Use One When Operations Matter

A production database is not only a query engine.

Operational requirements may include:

  • persistence
  • backups
  • replication
  • sharding
  • monitoring
  • access control
  • multi-tenancy
  • schema management
  • client libraries
  • deployment automation

A simple vector library may be fast, but the team may have to build the surrounding database behavior itself. A vector-capable database may provide many operational features, but vector retrieval may not be its strongest path. A dedicated vector database is useful when both retrieval and operations matter.

When You May Not Need One

A dedicated vector database is not always necessary.

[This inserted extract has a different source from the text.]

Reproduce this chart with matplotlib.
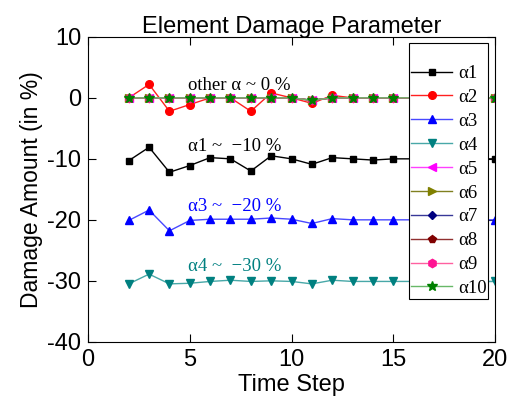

You may not need one when:

  • the dataset is small
  • the data is mostly static
  • semantic search is experimental
  • latency requirements are loose
  • filters are simple
  • you already have a database with vector support that meets your needs
  • a vector library is enough for an offline or in-memory workload

For early prototypes, it is reasonable to start simple. The dedicated system becomes important when the retrieval workload becomes important.

Decision Checklist

Use a dedicated vector database if several of these are true:

  • Vector search is part of the main user experience.
  • The collection is large or growing fast.
  • RAG answer quality depends on retrieval quality.
  • Metadata filters affect correctness or security.
  • Hybrid keyword and vector search is needed.
  • Data changes frequently.
  • Multi-tenancy or permission-aware retrieval matters.
  • You need production operations such as backups, monitoring, and scaling.
  • You need to tune recall, latency, memory, and indexing behavior.

Summary

Use a dedicated vector database when vector retrieval is a production workload with real scale, quality, filtering, update, or operational requirements.

Use simpler options when the dataset is small, static, experimental, or already fits well inside an existing database.

The practical rule is simple: if vector search is central to the product, give it infrastructure designed for vector search. If vector search is only a small helper feature, a vector-capable database or vector library may be enough.